Guagua destartalada por una carretera de doble sentido, sin asfalto ni señalizaciones. La ley del más chulo: marica el que frene. Silban los camiones rozando a toda velocidad nuestra guagua contra dirección. La muerte bailando charlestón en una rifa. Y se hace de noche. En la oscuridad se distinguen los faros que pasan a milímetros de mi ventana, haciéndola temblar, como estrellas fugaces con bocina. Tanta tensión que me duermo ahí, en el filo de un cuchillo, apoyado en la ventana, soñando toneladas, choques y pitas.

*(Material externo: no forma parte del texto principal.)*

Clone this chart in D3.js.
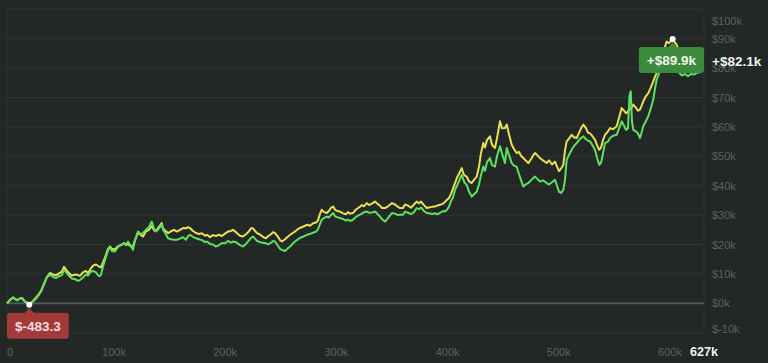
<!DOCTYPE html>
<html>
<head>
<meta charset="utf-8">
<script src="https://cdn.jsdelivr.net/npm/d3@7"></script>
<style>
  html, body { margin: 0; background: #232725; }
  svg { display: block; font-family: Arial, "Liberation Sans", sans-serif; }
</style>
</head>
<body>
<svg id="chart" width="768" height="363"></svg>
<script>
// trade count (thousands) and cumulative PnL (thousands of $) for both runs
const trades = [3.8,6.5,9.2,11.0,12.8,15.5,17.3,20.0,21.8,23.8,26.3,29.0,31.7,34.4,37.1,39.7,42.4,45.1,47.8,50.5,
  53.2,55.0,57.7,60.4,62.2,64.9,67.6,69.4,72.1,74.8,76.6,79.3,81.1,83.8,86.5,88.3,90.1,92.8,94.6,96.4,
  98.2,100.9,103.6,106.3,109.0,110.8,112.6,115.3,117.1,118.9,121.6,124.3,126.1,128.8,131.5,133.9,136.0,137.8,140.5,142.9,
  144.1,145.9,148.6,151.3,154.0,156.7,159.4,162.1,164.7,166.5,168.3,171.0,173.7,176.4,179.1,181.8,183.6,186.3,189.0,191.7,
  194.4,197.1,199.8,202.5,205.2,207.0,209.7,213.3,216.0,218.7,221.4,223.2,225.0,226.8,228.6,231.3,234.0,236.7,238.5,241.2,
  243.0,244.8,247.5,249.3,251.1,253.8,256.5,259.2,261.0,262.8,265.5,268.2,270.9,273.6,276.3,279.0,281.7,283.5,285.3,286.8,
  288.9,291.3,293.4,295.2,297.2,298.8,300.6,303.2,305.9,308.6,310.4,312.2,314.9,317.6,320.3,323.0,324.8,327.3,329.3,332.0,
  334.7,336.5,339.2,341.0,343.7,346.4,348.2,350.0,352.7,355.4,357.2,359.9,361.7,364.4,367.1,369.8,372.2,374.3,376.1,378.8,
  381.2,383.3,386.0,388.7,390.5,393.2,395.9,397.7,399.5,401.3,403.1,404.9,406.7,408.5,410.2,412.7,413.9,415.2,417.2,419.2,
  421.7,423.7,426.2,428.3,430.0,432.1,433.6,435.4,438.1,439.9,442.6,444.4,447.1,448.9,451.6,453.2,455.2,457.7,459.7,462.1,
  464.2,466.0,468.1,470.5,472.6,475.0,476.8,478.6,480.4,483.1,485.8,489.1,491.2,493.9,496.6,498.4,500.2,502.0,504.1,505.6,
  507.1,509.2,511.6,513.7,516.1,518.2,520.0,522.1,524.5,526.3,528.1,529.9,532.6,534.4,536.4,538.0,539.8,541.6,544.3,546.1,
  548.8,552.1,554.2,556.6,558.6,560.4,562.2,563.6,564.7,565.8,567.0,569.4,571.2,573.0,574.8,576.0,578.4,580.5,582.9,585.0,
  586.5,588.1,591.0,593.7,597.0,599.1,602.4,603.6,606.0,608.1,610.8,613.5,616.2,618.9,621.6,624.3,627.0];

const yellowPnl = [0,1.2,2.0,1.4,1.1,1.6,1.8,0.6,0.2,-0.4833,0.4,1.6,2.8,4.2,6.5,9.0,10.3,9.8,9.5,10.2,
  10.8,12.4,11.0,10.0,9.4,9.8,9.6,9.3,10.5,11.0,10.2,11.9,12.8,13.2,12.5,12.2,13.8,16.5,18.5,19.3,
  18.4,18.4,19.4,19.8,20.5,19.8,20.2,19.3,19.3,21.5,24.0,23.2,22.7,24.5,25.0,26.3,24.8,24.6,26.0,27.3,
  25.5,24.8,23.9,24.5,25.0,24.4,25.0,25.6,25.5,25.9,25.6,24.6,23.9,23.6,23.8,23.0,23.3,22.5,23.2,22.9,
  23.3,22.9,23.7,24.4,24.6,25.0,24.2,23.0,22.7,23.5,24.5,25.5,25.5,24.6,23.9,23.4,22.6,22.1,22.8,23.5,
  24.2,23.9,22.6,21.5,21.0,21.8,22.7,23.5,24.0,24.4,25.3,25.8,26.2,26.7,26.4,27.2,27.5,28.2,30.5,31.8,
  31.0,30.7,31.5,32.5,32.9,31.8,31.4,31.2,30.6,30.3,31.0,30.5,30.7,31.9,32.6,33.4,33.0,34.1,33.4,33.9,
  34.6,34.0,33.2,32.4,32.4,33.0,33.5,34.1,33.6,32.8,32.4,32.4,33.6,33.2,32.5,33.6,34.6,34.0,34.6,33.4,
  32.4,32.6,32.8,32.9,33.2,33.5,33.9,34.5,35.2,35.8,37.2,39.0,40.9,42.8,44.0,46.0,44.5,43.5,43.1,41.5,
  40.9,42.0,43.1,46.5,51.0,54.5,53.0,55.5,56.8,54.0,52.8,56.0,61.9,59.5,59.6,60.8,57.5,53.9,52.5,51.1,
  51.5,50.2,49.4,48.5,47.7,49.0,50.2,51.1,50.5,49.4,48.6,47.7,48.6,47.2,48.2,46.5,45.0,45.8,47.1,52.0,
  55.1,56.0,57.3,56.5,56.2,58.0,59.5,60.8,59.6,58.0,57.8,57.0,55.6,53.8,52.2,53.0,55.5,57.3,58.5,59.6,
  59.2,60.2,63.0,66.4,65.5,64.7,65.2,65.9,66.2,66.8,67.6,66.5,65.5,65.9,67.5,68.7,70.5,71.5,73.5,75.5,
  77.0,78.4,80.6,85.0,89.0,88.5,89.9,89.2,88.0,85.5,84.0,84.5,83.5,84.8,85.0,84.2,82.1];

const greenPnl = [0,1.0,2.0,1.5,1.0,1.7,1.7,0.5,0.3,-0.4,0.5,1.2,2.5,4.0,6.8,8.8,9.8,9.0,8.6,9.2,
  9.6,11.5,10.2,9.0,8.4,8.2,7.6,7.9,8.8,9.8,9.4,10.8,11.0,10.5,9.2,9.6,12.5,15.8,18.0,19.0,
  17.8,17.6,19.2,19.9,20.3,20.0,21.0,19.5,18.2,21.5,24.4,23.5,23.9,25.0,26.0,27.8,25.3,24.4,25.5,26.8,
  25.0,24.0,22.1,21.8,21.6,21.6,22.0,22.5,21.6,22.8,23.3,22.6,22.1,21.8,21.5,20.8,21.0,20.2,20.0,19.3,
  19.8,20.5,20.4,21.2,20.6,21.0,20.8,19.8,19.3,20.2,21.4,22.3,22.7,22.0,21.2,20.8,20.6,20.4,20.0,20.6,
  21.2,21.0,19.5,18.5,18.2,17.8,18.7,19.6,20.4,21.0,21.8,22.4,22.8,23.3,23.6,24.0,24.4,25.2,27.0,28.4,
  29.0,29.5,29.2,30.0,30.7,29.6,29.3,29.0,28.7,28.1,28.5,28.0,28.4,29.4,30.0,30.5,31.0,31.2,30.8,30.9,
  31.2,30.6,29.5,28.6,27.8,29.0,29.9,30.7,30.5,30.0,30.1,30.1,31.2,30.8,30.3,31.0,32.4,32.0,32.6,31.4,
  30.7,30.6,30.4,30.6,30.3,30.7,31.4,31.2,31.8,32.9,34.8,36.0,38.6,40.0,41.5,43.7,42.5,41.0,40.3,38.0,
  36.3,37.0,38.0,40.5,43.5,46.5,45.0,48.0,49.4,47.0,46.5,50.0,53.4,51.0,47.7,52.8,50.5,47.7,46.8,46.5,
  44.0,42.0,39.7,40.5,40.9,41.8,42.5,43.1,42.4,41.4,41.8,40.9,40.4,41.2,42.0,40.0,38.0,37.5,38.6,42.0,
  48.8,50.5,52.2,53.5,54.5,55.5,56.2,56.8,55.8,55.3,55.1,54.0,52.2,49.5,47.1,47.8,51.0,54.5,55.0,56.2,
  57.0,57.3,59.5,61.9,60.5,59.0,59.5,70.5,72.1,62.0,59.0,58.5,57.8,56.2,58.5,60.2,62.0,63.6,66.5,69.3,
  73.0,76.1,79.0,81.0,82.0,81.5,82.5,82.0,80.0,78.5,77.5,78.0,77.2,78.0,77.8,78.4,78.6];

const yTickValues = [-10, 0, 10, 20, 30, 40, 50, 60, 70, 80, 90, 100];
const xTickValues = [0, 100, 200, 300, 400, 500, 600];

const COLORS = { bg: "#232725", yellow: "#ece04e", green: "#5de260", grid: "#2f3532", zero: "#525754",
  tick: "#5c625f", up: "#3d8a3f", down: "#a33a3a" };

const plot = { left: 7, right: 704, top: 9.3, bottom: 332.7 };
const svg = d3.select("#chart");

const x = d3.scaleLinear().domain([0, 630.6]).range([2.8, 704]);
const y = d3.scaleLinear().domain([-10, 100]).range([plot.bottom, plot.top]);

// grid + frame
svg.append("g").selectAll("line").data(yTickValues.filter((v) => v !== 0)).join("line")
  .attr("x1", plot.left).attr("x2", plot.right)
  .attr("y1", (d) => y(d)).attr("y2", (d) => y(d))
  .attr("stroke", COLORS.grid).attr("stroke-width", 1);
svg.append("rect").attr("x", plot.left).attr("y", plot.top)
  .attr("width", plot.right - plot.left).attr("height", plot.bottom - plot.top)
  .attr("fill", "none").attr("stroke", COLORS.grid);
svg.append("line").attr("x1", plot.left).attr("x2", plot.right)
  .attr("y1", y(0)).attr("y2", y(0)).attr("stroke", COLORS.zero).attr("stroke-width", 2);

// axis labels (edge labels are kept inside the frame)
const fmtY = (v) => "$" + v + "k";
svg.append("g").selectAll("text").data(yTickValues).join("text")
  .attr("x", 712).attr("y", (d) => Math.max(21, Math.min(329, y(d))))
  .attr("dominant-baseline", "central").attr("font-size", 11).attr("fill", COLORS.tick)
  .text(fmtY);
svg.append("g").selectAll("text").data(xTickValues).join("text")
  .attr("x", (d) => d === 0 ? plot.left : x(d)).attr("y", 352)
  .attr("text-anchor", (d) => d === 0 ? "start" : "middle")
  .attr("dominant-baseline", "central").attr("font-size", 11).attr("fill", COLORS.tick)
  .text((d) => d === 0 ? "0" : d + "k");
svg.append("text").attr("x", plot.right).attr("y", 352)
  .attr("text-anchor", "middle").attr("dominant-baseline", "central")
  .attr("font-size", 12.5).attr("font-weight", "bold").attr("fill", "#f2f2ee")
  .text(Math.round(trades[trades.length - 1]) + "k");

// series
const line = d3.line().x((d) => x(d[0])).y((d) => y(d[1]));
const series = [[yellowPnl, COLORS.yellow], [greenPnl, COLORS.green]];
series.forEach(([vals, color]) => {
  const pts = trades.map((t, i) => [t, vals[i]]).filter((p) => p[1] != null);
  svg.append("path").datum(pts).attr("d", line)
    .attr("fill", "none").attr("stroke", color).attr("stroke-width", 2)
    .attr("stroke-linejoin", "round");
});

// min / max badges of the main run
const fmtPnl = (v) => (v >= 0 ? "+" : "") + "$" +
  (Math.abs(v) < 1 ? (v * 1000).toFixed(1) : v.toFixed(1) + "k");

function badge(i, fill, textFill) {
  const cx = x(trades[i]), cy = y(yellowPnl[i]);
  const g = svg.append("g");
  const top = cy + 8, h = 26;
  const txt = g.append("text").attr("font-size", 13.5).attr("font-weight", "bold")
    .attr("fill", textFill).attr("text-anchor", "middle").attr("dominant-baseline", "central")
    .text(fmtPnl(yellowPnl[i]));
  const w = txt.node().getComputedTextLength() + 16;
  const bx = Math.max(plot.left, Math.min(plot.right - w, cx - w / 2));
  g.insert("path", "text").attr("d", `M${cx - 5},${top + 1}L${cx},${top - 5}L${cx + 5},${top + 1}Z`).attr("fill", fill);
  g.insert("rect", "text").attr("x", bx).attr("y", top).attr("width", w).attr("height", h)
    .attr("rx", 3).attr("fill", fill);
  txt.attr("x", bx + w / 2).attr("y", top + h / 2 + 0.5);
  svg.append("circle").attr("cx", cx).attr("cy", cy).attr("r", 3).attr("fill", "#ffffff");
}
badge(d3.minIndex(yellowPnl), COLORS.down, "#f6dede");
badge(d3.maxIndex(yellowPnl), COLORS.up, "#eef6ea");

// last value at the right, on a backing box that masks the tick label behind it
const last = yellowPnl[yellowPnl.length - 1];
const lastG = svg.append("g");
lastG.append("rect").attr("x", 708).attr("y", y(last) - 10).attr("width", 60).attr("height", 13)
  .attr("fill", COLORS.bg);
lastG.append("text").attr("x", 712).attr("y", y(last))
  .attr("dominant-baseline", "central").attr("font-size", 13.5).attr("font-weight", "bold")
  .attr("fill", "#f2f2ee").text(fmtPnl(last));
</script>
</body>
</html>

Llegamos al paso fronterizo de madrugada y aquello no pinta nada bien. No se ve ni un cartel con luz ni nada que inspire el más mínimo sentimiento de confianza. Se ven, eso sí, muchas sombras al acecho. Opto por pedirle al chofer que me deje dormir allí, en su guagua, sólo hasta que amanezca. Accede y entiendo por sus hábitos que para él aquello no es nada nuevo. Se estira en el asiento de atrás, me da las buenas noches y a roncar.

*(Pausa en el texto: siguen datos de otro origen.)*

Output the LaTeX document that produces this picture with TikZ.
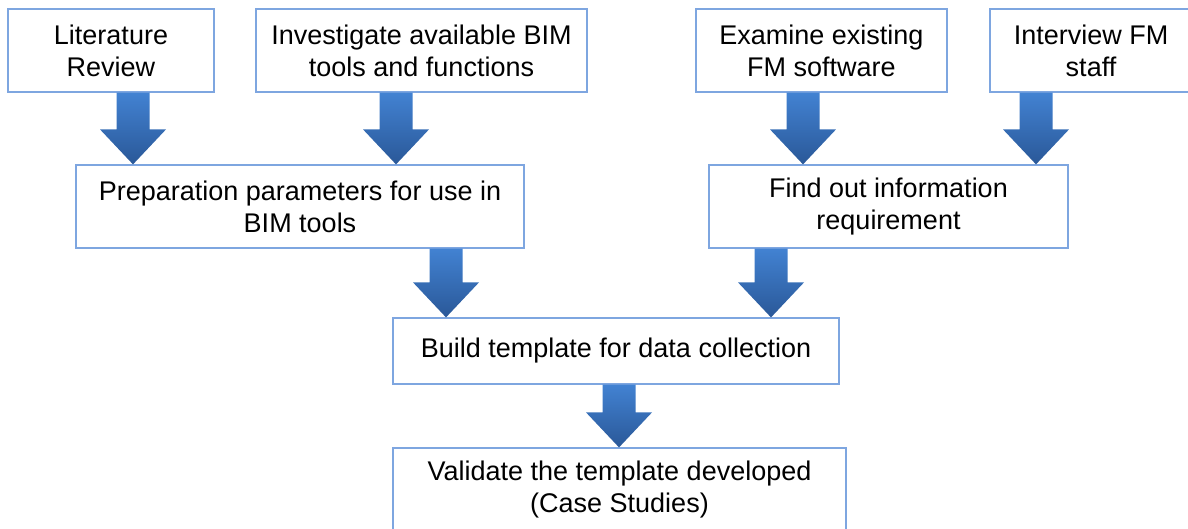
\documentclass[tikz,border=0pt]{standalone}
\usepackage{fontspec}
\setmainfont{Liberation Sans}
\usepackage{tikz}
\usetikzlibrary{calc}
\usepackage{xcolor}
\definecolor{boxline}{RGB}{126,166,224}
\definecolor{arrowtop}{RGB}{66,130,210}
\definecolor{arrowbot}{RGB}{42,88,152}
\newcommand{\blockarrow}[3]{%
  \shade[top color=arrowtop,bottom color=arrowbot]
    ($(#1,0 |- #2.south)+(-16.5,0)$) -- ($(#1,0 |- #3.north)+(-16.5,-35)$)
    -- ($(#1,0 |- #3.north)+(-33,-35)$) -- (#1,0 |- #3.north)
    -- ($(#1,0 |- #3.north)+(33,-35)$) -- ($(#1,0 |- #3.north)+(16.5,-35)$)
    -- ($(#1,0 |- #2.south)+(16.5,0)$) -- cycle;}

\begin{document}
\begin{tikzpicture}[x=0.5pt,y=-0.5pt,font=\fontsize{13.5}{16}\selectfont,
  stage/.style={draw=boxline,line width=0.6pt,fill=white,align=center,inner sep=0pt}]
\useasboundingbox (0,0) rectangle (1188,529);
\node[stage,minimum width=103pt,minimum height=41.5pt] (lit) at (111,50.5) {Literature\\Review};
\node[stage,minimum width=165.5pt,minimum height=41.5pt] (tools) at (421.5,50.5) {Investigate available BIM\\tools and functions};
\node[stage,minimum width=125.5pt,minimum height=41.5pt] (soft) at (821.5,50.5) {Examine existing\\FM software};
\node[stage,minimum width=101pt,minimum height=41.5pt] (staff) at (1091,50.5) {Interview FM\\staff};
\node[stage,minimum width=224pt,minimum height=41.5pt] (prep) at (300,206.5) {Preparation parameters for use in\\BIM tools};
\node[stage,minimum width=179.5pt,minimum height=41.5pt] (info) at (888.5,206.5) {Find out information\\requirement};
\node[stage,minimum width=223pt,minimum height=33pt] (build) at (616,351) {Build template for data collection};
\node[stage,minimum width=226.5pt,minimum height=42pt] (valid) at (619.5,490) {Validate the template developed\\(Case Studies)};
\blockarrow{133}{lit}{prep}
\blockarrow{396}{tools}{prep}
\blockarrow{803}{soft}{info}
\blockarrow{1036}{staff}{info}
\blockarrow{446}{prep}{build}
\blockarrow{771}{info}{build}
\blockarrow{619}{build}{valid}
\end{tikzpicture}
\end{document}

Despierto con el sol y cruzo la frontera.


NEGOCIOS IMPOSIBLES (3parte). Uno que vende relojes sumergibles y, para demostrarlo, expone los relojes en una palangana con agua.


Mi barba está pletórica y mi bigote revolucionario. El espejo me devuelve a un hombre enjuto y cansado. Repaso mentalmente mi dieta: arroz, millos, mangos. Litros de agua fría.

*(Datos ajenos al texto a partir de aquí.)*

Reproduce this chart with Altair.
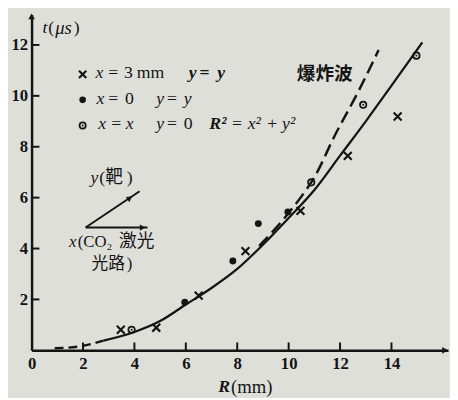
import altair as alt
import pandas as pd

# ---------------- data ----------------
cross_R = [3.47, 4.85, 6.5, 8.32, 10.46, 12.3, 14.24]
cross_t = [0.81, 0.89, 2.15, 3.9, 5.48, 7.64, 9.19]
dot_R = [5.96, 7.83, 8.82, 9.97]
dot_t = [1.89, 3.51, 4.98, 5.44]
ring_R = [3.89, 10.88, 12.9, 14.97]
ring_t = [0.81, 6.6, 9.65, 11.58]

fit_R = [2.8, 4, 5, 6, 7, 8, 9, 10, 11, 12, 13, 14, 15.2]
fit_t = [0.38, 0.72, 1.15, 1.8, 2.45, 3.2, 4.15, 5.2, 6.3, 7.65, 9.0, 10.4, 12.1]
low_R = [0.9, 1.9, 2.8]
low_t = [0.08, 0.16, 0.38]
blast_R = [8.85, 9.5, 10, 10.5, 11, 11.8, 12.7, 13.5]
blast_t = [4.1, 4.8, 5.4, 6.05, 6.8, 8.45, 10.15, 11.8]

x_ticks = [0, 2, 4, 6, 8, 10, 12, 14]
y_ticks = [2, 4, 6, 8, 10, 12]

# ---------------- style ----------------
INK = "#141414"
PAPER = "#dfdfda"
SERIF = "Liberation Serif"
CJK = "Noto Sans CJK SC"
W, H = 424, 342
OX, OY = 32, 11          # plot origin in page pixels
CROSS = "M-1,-1L1,1M-1,1L1,-1"

xs = alt.Scale(domain=[0, 16.2], nice=False, zero=False)
ys = alt.Scale(domain=[0, 13.2], nice=False, zero=False)
x_axis = alt.Axis(values=x_ticks, ticks=False, grid=False, title=None,
                  labelFont=SERIF, labelFontSize=17, labelFontWeight="bold",
                  labelColor=INK, domainColor=INK, domainWidth=2.5,
                  labelPadding=5, labelFlush=False)
y_axis = alt.Axis(values=y_ticks, ticks=False, grid=False, title=None,
                  labelFont=SERIF, labelFontSize=17, labelFontWeight="bold",
                  labelColor=INK, domainColor=INK, domainWidth=2.5,
                  labelPadding=4, labelFlush=False)


def X(field="R"):
    return alt.X(f"{field}:Q", scale=xs, axis=x_axis)


def Y(field="t"):
    return alt.Y(f"{field}:Q", scale=ys, axis=y_axis)


def df(R, t):
    return pd.DataFrame({"R": R, "t": t})


ONE = pd.DataFrame({"a": [1]})


def T(s, ix, iy, size=17, style="normal", weight="normal", font=SERIF):
    return alt.Chart(ONE).mark_text(
        text=s, align="left", baseline="middle", font=font, fontSize=size,
        fontStyle=style, fontWeight=weight, color=INK
    ).encode(x=alt.value(ix - OX), y=alt.value(iy - OY))


def sym(shape, ix, iy, size, filled, sw=2.0):
    return alt.Chart(ONE).mark_point(
        shape=shape, size=size, filled=filled, color=INK, strokeWidth=sw, opacity=1
    ).encode(x=alt.value(ix - OX), y=alt.value(iy - OY))


layers = []

# curves
layers.append(alt.Chart(df(fit_R, fit_t)).mark_line(
    color=INK, strokeWidth=2.3, interpolate="monotone").encode(x=X(), y=Y()))
layers.append(alt.Chart(df(low_R, low_t)).mark_line(
    color=INK, strokeWidth=2.4, strokeDash=[9, 5], interpolate="monotone").encode(x=X(), y=Y()))
layers.append(alt.Chart(df(blast_R, blast_t)).mark_line(
    color=INK, strokeWidth=2.5, strokeDash=[13, 6], interpolate="monotone").encode(x=X(), y=Y()))

# points
layers.append(alt.Chart(df(cross_R, cross_t)).mark_point(
    shape=CROSS, size=64, filled=False, color=INK, strokeWidth=2.2, opacity=1).encode(x=X(), y=Y()))
layers.append(alt.Chart(df(dot_R, dot_t)).mark_point(
    shape="circle", size=50, filled=True, color=INK, opacity=1).encode(x=X(), y=Y()))
layers.append(alt.Chart(df(ring_R, ring_t)).mark_point(
    shape="circle", size=42, filled=False, color=INK, strokeWidth=1.8, opacity=1).encode(x=X(), y=Y()))
layers.append(alt.Chart(df(ring_R, ring_t)).mark_point(
    shape="circle", size=4, filled=True, color=INK, opacity=1).encode(x=X(), y=Y()))

# inward ticks
layers.append(alt.Chart(pd.DataFrame({"R": x_ticks[1:]})).mark_rule(
    color=INK, strokeWidth=2).encode(x=X(), y=alt.value(H), y2=alt.value(H - 8)))
layers.append(alt.Chart(pd.DataFrame({"t": y_ticks})).mark_rule(
    color=INK, strokeWidth=2).encode(y=Y(), x=alt.value(0), x2=alt.value(8)))

# axis arrowheads
layers.append(alt.Chart(ONE).mark_point(shape="triangle-up", size=45, filled=True,
                                        color=INK, opacity=1).encode(x=alt.value(0), y=alt.value(2)))
layers.append(alt.Chart(ONE).mark_point(shape="triangle-right", size=45, filled=True,
                                        color=INK, opacity=1).encode(x=alt.value(W - 3), y=alt.value(H)))

# axis titles
layers += [
    T("t", 43, 25, 18, "italic"), T("(", 49, 25, 18), T("μs", 56, 25, 19, "italic"), T(")", 75, 25, 18),
    T("R", 222, 390, 18, "italic", "bold"), T("(mm)", 235, 390, 19),
]

# legend
layers += [
    sym(CROSS, 84, 72, 55, False, 2.2),
    T("x", 97, 71, 18, "italic"), T("=", 110, 71, 18), T("3", 126, 71, 18), T("mm", 139, 71, 18),
    T("y", 192, 71, 18, "italic", "bold"), T("=", 203, 71, 18, "normal", "bold"), T("y", 221, 71, 18, "italic", "bold"),
    sym("circle", 84, 98, 45, True),
    T("x", 98, 97, 18, "italic"), T("=", 110, 97, 18), T("0", 127, 97, 18),
    T("y", 159, 97, 18, "italic"), T("=", 170, 97, 18), T("y", 187, 97, 18, "italic"),
    sym("circle", 84, 124, 40, False, 1.8), sym("circle", 84, 124, 4, True),
    T("x", 100, 123, 18, "italic"), T("=", 113, 123, 18), T("x", 128, 123, 18, "italic"),
    T("y", 159, 123, 18, "italic"), T("=", 170, 123, 18), T("0", 187, 123, 18),
    T("R²", 213, 123, 18, "italic", "bold"), T("=", 236, 123, 18),
    T("x²", 252, 123, 18, "italic"), T("+", 272, 123, 18),
    T("y²", 287, 123, 18, "italic"),
]

# 爆炸波 label
layers.append(T("爆炸波", 302, 72, 19, "normal", "bold", CJK))

# coordinate sketch
ax0 = (87 - OX, 228 - OY)
layers.append(alt.Chart(ONE).mark_rule(color=INK, strokeWidth=2).encode(
    x=alt.value(ax0[0]), x2=alt.value(150 - OX), y=alt.value(ax0[1]), y2=alt.value(ax0[1])))
layers.append(alt.Chart(ONE).mark_rule(color=INK, strokeWidth=2).encode(
    x=alt.value(ax0[0]), x2=alt.value(142 - OX), y=alt.value(ax0[1]), y2=alt.value(191 - OY)))
layers.append(alt.Chart(ONE).mark_point(shape="triangle-right", size=40, filled=True, color=INK,
                                        opacity=1).encode(x=alt.value(145 - OX), y=alt.value(ax0[1])))
layers.append(alt.Chart(ONE).mark_point(shape="triangle-right", size=40, filled=True, color=INK,
                                        angle=326, opacity=1).encode(x=alt.value(132 - OX), y=alt.value(198 - OY)))
layers += [
    T("y", 92, 178, 18, "italic"), T("(", 101, 178, 18), T("靶", 107, 178, 18, "normal", "normal", CJK),
    T(")", 129, 178, 18),
    T("x", 70, 243, 17, "italic"), T("(CO₂", 79, 243, 17),
    T("激光", 121, 243, 18, "normal", "normal", CJK),
    T("光路", 93, 265, 17, "normal", "normal", CJK), T(")", 129, 265, 17),
]

chart = alt.layer(*layers).properties(
    width=W, height=H,
    autosize=alt.AutoSizeParams(type="none"),
    padding={"left": 24, "top": 3, "right": 2, "bottom": 45},
).configure(background=PAPER).configure_view(strokeWidth=0)

chart.save("out.html", embed_options={"renderer": "svg", "actions": False})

Meditar. Reparar en el funcionamiento conocido de las cosas. Atender a lo que ya damos por sentado. Simplemente concentrarse. En la práctica: el piiiiiiin de un golpe seco extinguiéndose. Seguir el rastro de ese ruido…
El voto de silencio. Hace diez días que llegué al Centro de Meditación Budista de Pokhara. Para el curso de meditación que imparten, resulta estrictamente necesario el voto de silencio. El voto de silencio es no hablar, ni escuchar, ni escribir, ni leer durante nueve días. Así de simple. Así de duro. Nueve días con uno mismo y nada más.
El s-i-l-e-n-c-i-o. Interminables horas huecas frente a la ventana lluviosa, mirando dibujos del Budha y un retrato del Dalai Lama, pensando qué carajo hago yo aquí mientras las chicas en bikini corretean por Taganana y Bogatell. ¿Para qué haces esto?, me pregunto, una y otra vez. La tercera noche me sorprendo hablándome a mí mismo entre sueños. A partir de la cuarta noche pienso, Ya por orgullo voy a terminarlo, así que será mejor tomárselo de otro modo. Sólo desde el quinto día empiezo a sonreír y a recordar el camino que me llevó hasta aquí. El séptimo ya era mi mejor colega. El octavo tuve una bronca, conmigo mismo, claro, pero no somos rencorosos. El noveno se ha acabado todo y sigo sin encontrarle una respuesta a mi pregunta inicial. Al menos he hecho amigos.

Un final que no se acaba. Un siempre fin, un epílogo interminable.